Judge: Communications Decency Act trumps indecent ads

A judge has dismissed a lawsuit brought against a classified ads site used by pimps to facilitate underage prostitution, arguing that the “internet freedom” of website operators trumped the rights of three girls who were trafficked and raped.

The girls argued that Backpage, a US classified advertising website jointly owned by Village Voice Media Holdings and New Times Media, was rather more than a neutral bystander, and should lose its protection because it took steps to encourage the trade.

The case had been brought by three anonymous “Jane Does”, who had all been trafficked and used as escorts while underage, with Backpage’s escorts service said to be facilitating the trade.

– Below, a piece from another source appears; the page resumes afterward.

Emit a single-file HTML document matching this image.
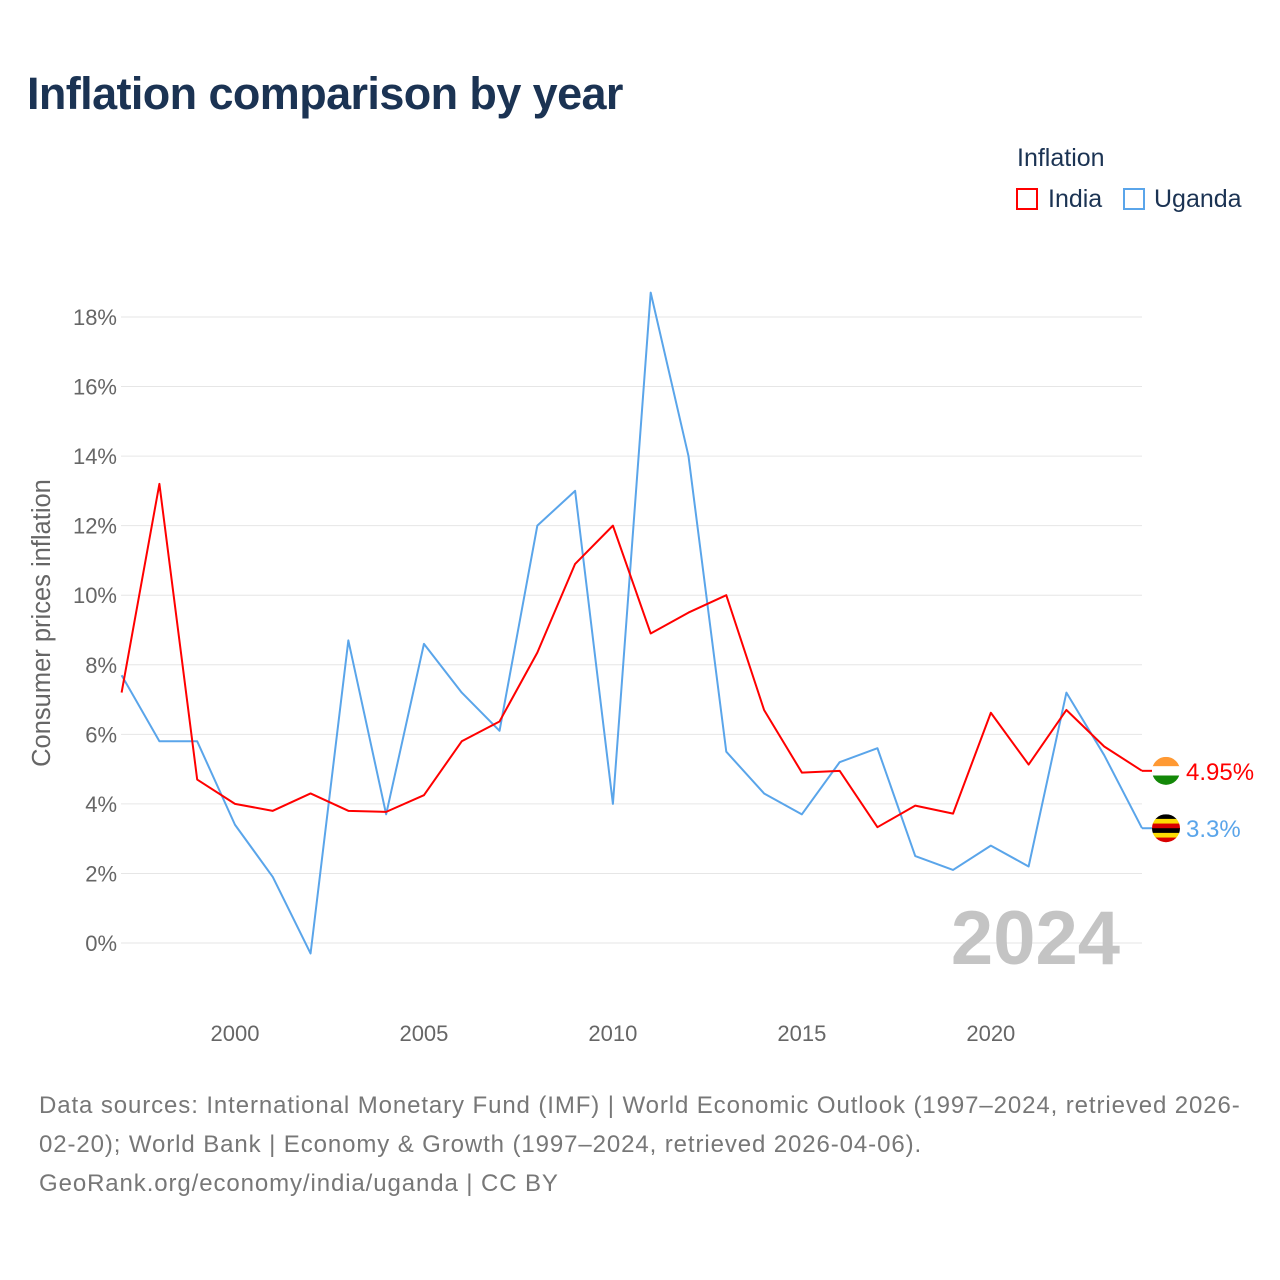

Jane Doe No.1 was sold as property at the age of 15, appeared in some 300 Backpage classifieds, and, according to the judgment, was raped more than 1,000 times. Her pimp moved her from town to town to evade detection.

US website operators and ISPs are shielded by the Communications Decency Act, passed when the internet was in its infancy. This is a law intended to shield innocent and well-intentioned operators from onerous responsibilities.

The girls alleged that Backpage was culpable for the illegal trade – the prostitution of minors is a criminal act – and said that shield provisions in the Communications Decency Act should not have applied.

While Backpage operated a filter on certain terms, it had, according to the Jane Does' claim, failed to filter alternative terms used by paedophiles such as “girl”, “young”, “underage”, “fresh”, “tiny” and “roses”.

It allowed misspellings of filtered terms. When an advertiser entered their age as being under 18, Backpage would reject the advert – but allowed the immediate re-submission of the ad with the age changed.

Backpage also failed to take down advertisements after complaints in across its network – it only responded to the complaint in the complainer’s geographical area. And it stripped metadata from photographs of the girls, which they said made catching the pimps much harder.

By doing all this, Backpage had been responsible “in whole or in part for the development of information provided through the internet”, and, the girls argued, should lose its Section 230 immunity as a neutral interactive service.

There are precedents: on a previous case, Roommates, [SUBS Fair Hous. Council of San Fernando Valley v. Roommates.Com, LLC, 521 F.3d 1157 (9th Cir. 2008)] had lost its CDA shield because of the way it processed information.

However, District Judge Richard G. Stearns pointed out that the official policy of the United States, expressed in section 230(a) of the Communications Decency Act, was “to promote the continued development of the Internet and other interactive computer services and other interactive media; 2) to preserve the vibrant and competitive free market that presently exists for the Internet and other interactive computer services, unfettered by Federal or State regulation.”

Judge Sterns, sitting in the Massachusetts District Court, threw out the Jane Does' case, concluding:

“Congress has made the determination that the balance between suppression of trafficking and freedom of expression should be struck in favor of the latter in so far as the internet is concerned.”

Plaintiffs for the girls are appealing.

The court received two amicus briefs (a submission intended to educate the court on points of law that are in doubt or raises awareness about aspect of the case that might otherwise be missed) defending Backpage – from “digital rights” groups the Electronic Frontier Foundation and the Center for Democracy and Technology. Google has provided money to both outfits, the latter through its “Policy Fellowship” programme.